To do: Only lines holding the string "this" are wanted; copy each one from the material.

Dataset extract:

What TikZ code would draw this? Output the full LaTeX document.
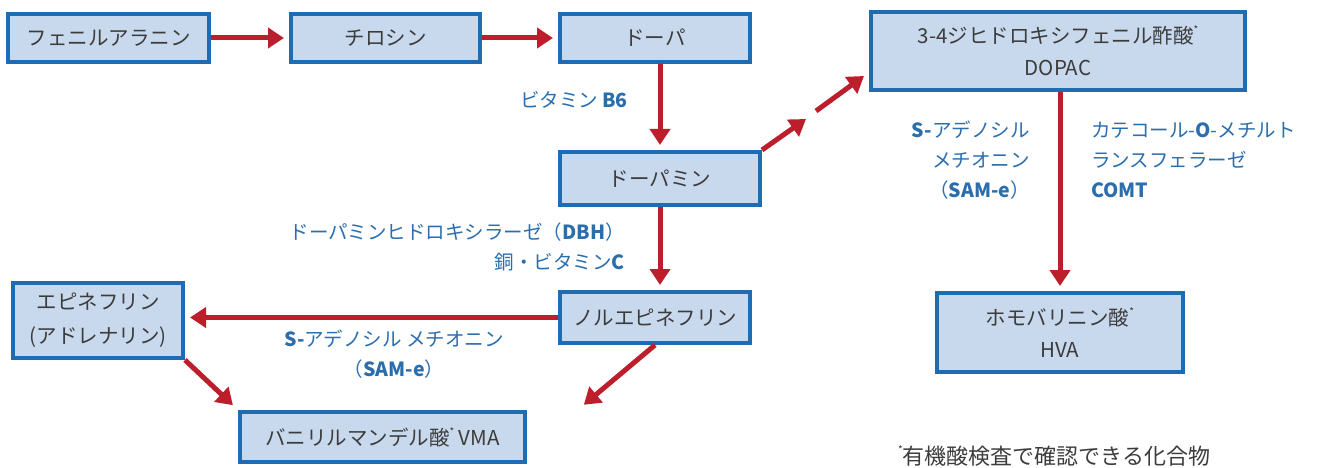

* * *

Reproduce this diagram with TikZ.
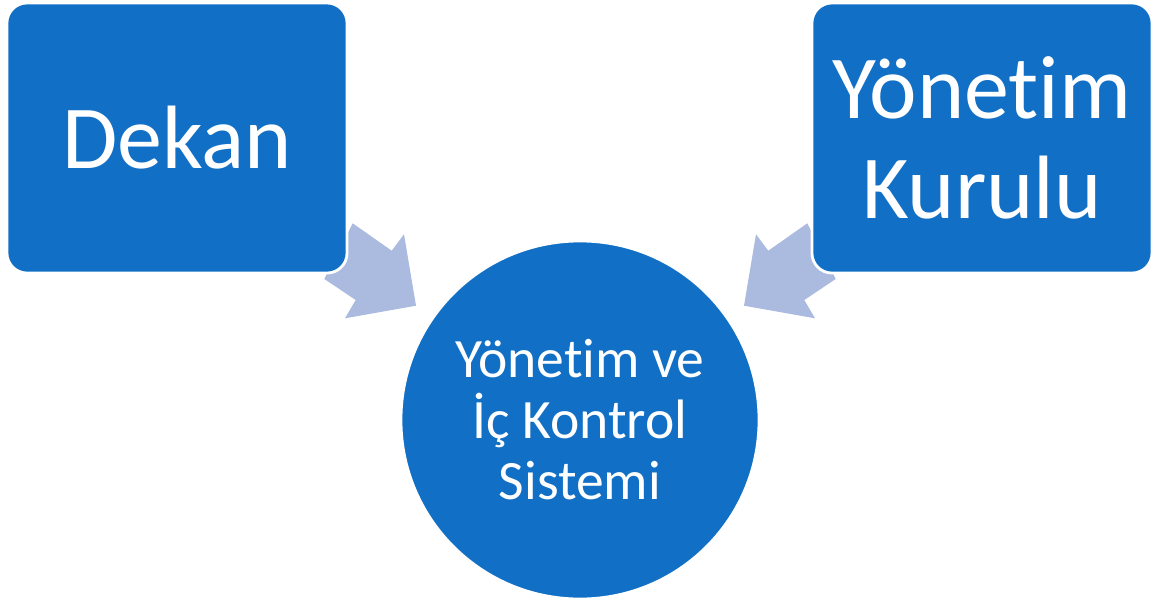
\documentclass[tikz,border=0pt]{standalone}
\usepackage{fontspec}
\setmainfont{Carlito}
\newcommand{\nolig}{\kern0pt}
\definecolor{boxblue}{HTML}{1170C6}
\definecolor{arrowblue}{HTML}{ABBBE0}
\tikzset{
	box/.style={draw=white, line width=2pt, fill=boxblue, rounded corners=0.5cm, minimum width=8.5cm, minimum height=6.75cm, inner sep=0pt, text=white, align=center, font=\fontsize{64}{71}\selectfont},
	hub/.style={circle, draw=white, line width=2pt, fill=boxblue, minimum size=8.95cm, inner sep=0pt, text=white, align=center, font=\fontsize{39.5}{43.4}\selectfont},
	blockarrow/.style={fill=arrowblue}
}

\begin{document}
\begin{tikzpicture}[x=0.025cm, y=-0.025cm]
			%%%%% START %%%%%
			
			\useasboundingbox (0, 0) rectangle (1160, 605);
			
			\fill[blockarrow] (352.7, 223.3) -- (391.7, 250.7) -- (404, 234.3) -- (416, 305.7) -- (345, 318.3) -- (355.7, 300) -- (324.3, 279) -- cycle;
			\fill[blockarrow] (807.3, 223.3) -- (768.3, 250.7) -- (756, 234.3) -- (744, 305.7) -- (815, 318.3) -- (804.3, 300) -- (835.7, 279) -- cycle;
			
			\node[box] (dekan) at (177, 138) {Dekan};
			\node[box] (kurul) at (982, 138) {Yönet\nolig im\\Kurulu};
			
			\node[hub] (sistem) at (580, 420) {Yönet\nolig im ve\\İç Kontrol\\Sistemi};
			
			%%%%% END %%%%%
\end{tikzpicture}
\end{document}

Final result:
What TikZ code would draw this? Output the full LaTeX document.
Reproduce this diagram with TikZ.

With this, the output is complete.